Way, way back in late 2016, when I first had the idea that voice was going to be significant, I had no idea that 39 months later, voice would just begin to be a Thing. To call this early is an understatement. But then, I have a tendency to be early. But this, well, this was E A R L Y!
Yep, years ago I remember pitching a VC with another startup. He told me that startups fall into two classes: (1) EARLY or (2) LATE and investors hate to be early and really hate to be late. So, timing is just called luck. And, you won’t know it’s well-timed until years later, and then they call it lucky timing. One VC even said that “being early is the same as being wrong.” What an A-hole. No. Being early just means you are early – being visionary and vision is critical to any successful enterprise. But first, let’s define what is considered early. I think it’s early if you don’t have a customer willing to buy what you are selling. Then, there is an argument for product/market fit.
Being early without a product is called R&D and R&D isn’t financeable, not since the mid 1990’s. Being really early is usually a disaster financially, because there is no market and no customers to buy what you are selling, so even having a product doesn’t matter.
In bricks and mortar, this is called the “rule of three”. When the first visionary fails because they were too early or ill-equipped to succeed and sells at a discount to the next fool. Then, they think by just adding a sign that says “Under new Management” will change anything. That’s like posting your business mission statement on a commercial website. No on gives a shit what your mission is. Investors may, but consumers, not so much.
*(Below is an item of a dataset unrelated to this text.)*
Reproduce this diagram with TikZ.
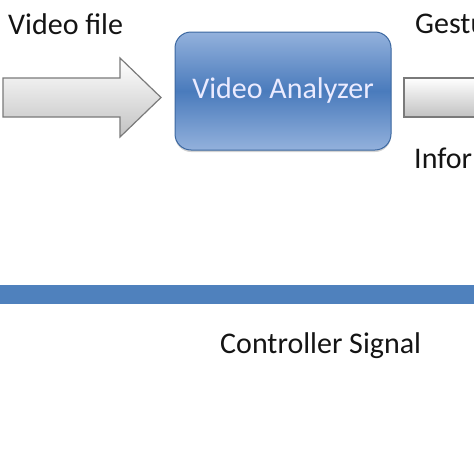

Then, Low & Behold, the lawyers for #3, scoop up the heavily discounted, now probably bankrupt #2 for such a low price, all they need to do is execute marginally to succeed.
In the technology sector, one must have balls of steel to be visionary and deep passion with an unfailing believe that you are right; not delusional like your Mother-in-law probably thinks you are. But one also must know that the delta between viability and sustainability is capital. Without a product, that’s hard to secure. And, no one can ever know how long being early will be. So, usually, the well capitalized entrepreneur wins. And, the early-bird visionary loses or won’t realize the fully potential. But then, there’s another idea…but it’s probably too early for that one too…and so the cycle goes.